O 11.15 prezydent Komorowski ogłosi swoją decyzję w sprawie obywatelskiego projektu odwracającego sądową reformą Jarosława Gowina. W zeszłym roku ówczesny minister sprawiedliwości wydał rozporządzenie, na mocy którego 79 najmniejszych sądów zostało przekształcone w wydziały zamiejscowe. Reforma, uderzając w elektorat PSL, mocno poróżniła koalicję. Prezydent najprawdopodobniej zawetuje ustawę, bądź skieruje ją do Trybunału Konstytucyjnego, proponując jednocześnie kompromisowe rozwiązanie.

W ciągu dnia ma odbyć się posiedzenie Komisji Trójstronnej z udziałem Donalda Tuska. Jak napisała "Rzeczpospolita", premier będzie chciał przedstawić pracodawcom i przedstawicielom związków zawodowych informację o bieżącej sytuacji gospodarczej Polski. Według informacji gazety, wszystkie trzy centrale związkowe umawiają się ze sobą po cichu, że opuszczą posiedzenie komisji. O 10.00 z kolei odbędzie się posiedzenie Komisji Wspólnej Rządu i Samorządu Terytorialnego.

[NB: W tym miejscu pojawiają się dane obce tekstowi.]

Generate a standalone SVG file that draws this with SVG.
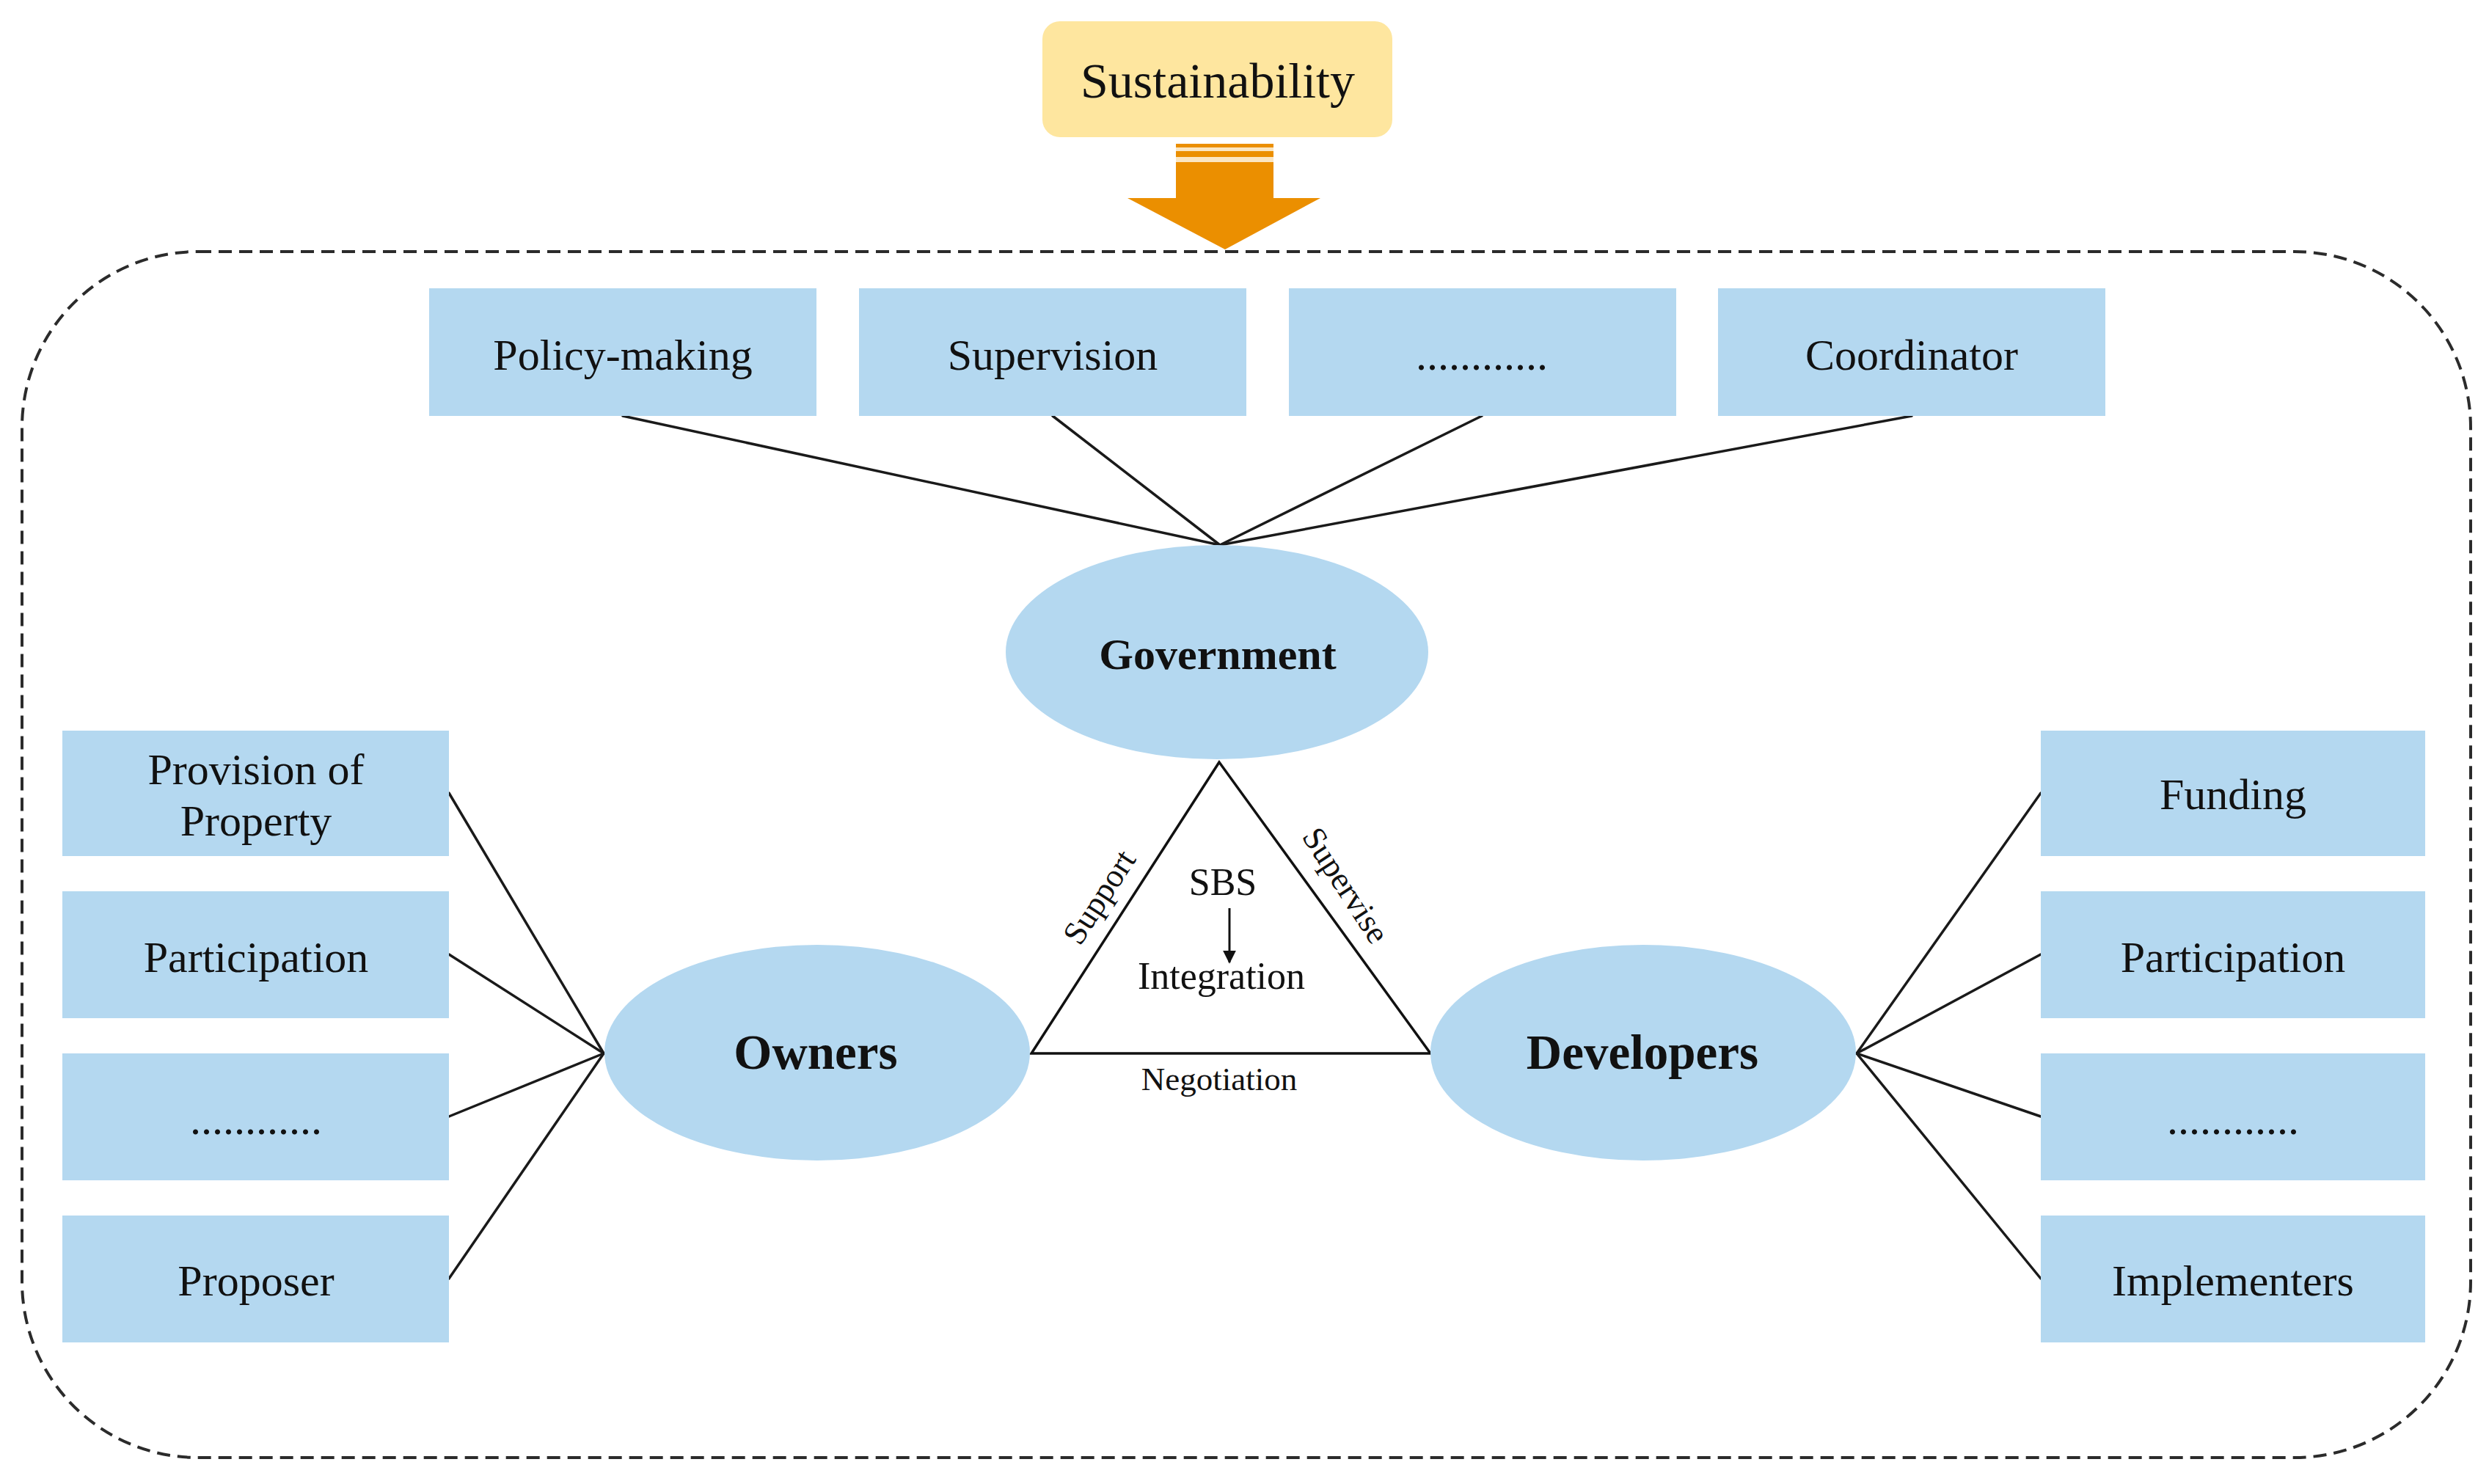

O 12.00 w Traffic Clubie, przy ul. Brackiej 25 w Warszawie rozpocznie się debata "Postpolityka. Tabloidyzacja życia społeczno-politycznego". W spotkaniu wezmą udział słynne już "aniołki Kaczyńskiego" oraz m.in. Paweł Lisicki, Łukasz Warzecha, Piotr Śmiłowicz czy Krzysztof Skowroński. Obserwatorem debaty ma być Jarosław Kaczyński.